Up to and including the line with "x = list(range(len(categories)))", write out the listing from its first line, minus the pictures.

※

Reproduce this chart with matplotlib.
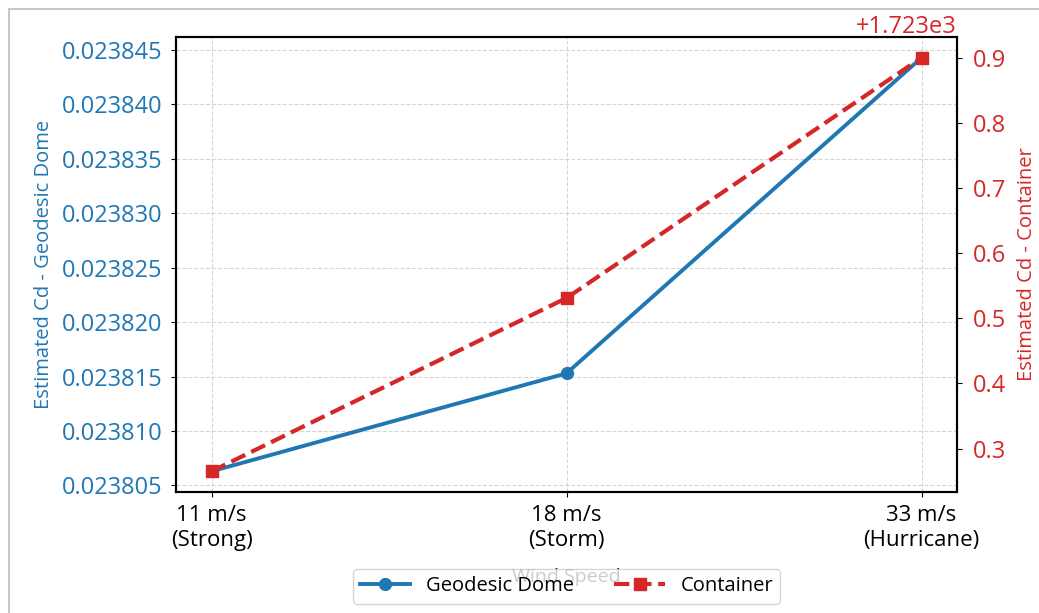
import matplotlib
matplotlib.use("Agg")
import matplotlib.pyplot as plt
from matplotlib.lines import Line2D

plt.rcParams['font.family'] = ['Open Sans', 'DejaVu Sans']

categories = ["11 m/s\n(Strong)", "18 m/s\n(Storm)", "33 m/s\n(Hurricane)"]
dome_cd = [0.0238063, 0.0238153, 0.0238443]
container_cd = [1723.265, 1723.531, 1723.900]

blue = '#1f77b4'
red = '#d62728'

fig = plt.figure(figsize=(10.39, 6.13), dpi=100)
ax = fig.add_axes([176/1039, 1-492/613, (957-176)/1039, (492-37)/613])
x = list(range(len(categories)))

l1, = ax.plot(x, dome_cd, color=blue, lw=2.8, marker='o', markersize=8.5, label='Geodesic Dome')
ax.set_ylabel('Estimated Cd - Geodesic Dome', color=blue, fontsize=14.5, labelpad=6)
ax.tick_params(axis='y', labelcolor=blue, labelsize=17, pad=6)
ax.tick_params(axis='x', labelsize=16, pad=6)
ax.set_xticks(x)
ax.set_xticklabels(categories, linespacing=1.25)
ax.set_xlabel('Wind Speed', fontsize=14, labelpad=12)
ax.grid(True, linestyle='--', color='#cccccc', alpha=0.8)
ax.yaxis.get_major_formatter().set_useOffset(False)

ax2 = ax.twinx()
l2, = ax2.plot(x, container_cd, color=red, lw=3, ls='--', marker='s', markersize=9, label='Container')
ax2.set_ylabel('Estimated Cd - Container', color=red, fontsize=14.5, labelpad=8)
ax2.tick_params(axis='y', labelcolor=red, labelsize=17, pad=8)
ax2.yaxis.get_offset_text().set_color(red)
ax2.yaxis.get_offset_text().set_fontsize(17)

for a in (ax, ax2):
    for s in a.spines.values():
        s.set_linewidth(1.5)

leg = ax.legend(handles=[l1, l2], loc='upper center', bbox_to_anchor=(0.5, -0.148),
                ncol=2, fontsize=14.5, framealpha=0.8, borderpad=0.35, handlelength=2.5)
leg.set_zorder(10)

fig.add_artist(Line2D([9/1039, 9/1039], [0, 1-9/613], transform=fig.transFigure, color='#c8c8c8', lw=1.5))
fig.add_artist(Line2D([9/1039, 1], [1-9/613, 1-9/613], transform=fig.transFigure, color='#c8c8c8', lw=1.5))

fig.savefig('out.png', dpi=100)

※

# EXERCISE SOLUTION
Reproduce this chart with matplotlib.
import matplotlib
matplotlib.use("Agg")
import matplotlib.pyplot as plt
from matplotlib.lines import Line2D

plt.rcParams['font.family'] = ['Open Sans', 'DejaVu Sans']

categories = ["11 m/s\n(Strong)", "18 m/s\n(Storm)", "33 m/s\n(Hurricane)"]
dome_cd = [0.0238063, 0.0238153, 0.0238443]
container_cd = [1723.265, 1723.531, 1723.900]

blue = '#1f77b4'
red = '#d62728'

fig = plt.figure(figsize=(10.39, 6.13), dpi=100)
ax = fig.add_axes([176/1039, 1-492/613, (957-176)/1039, (492-37)/613])
x = list(range(len(categories)))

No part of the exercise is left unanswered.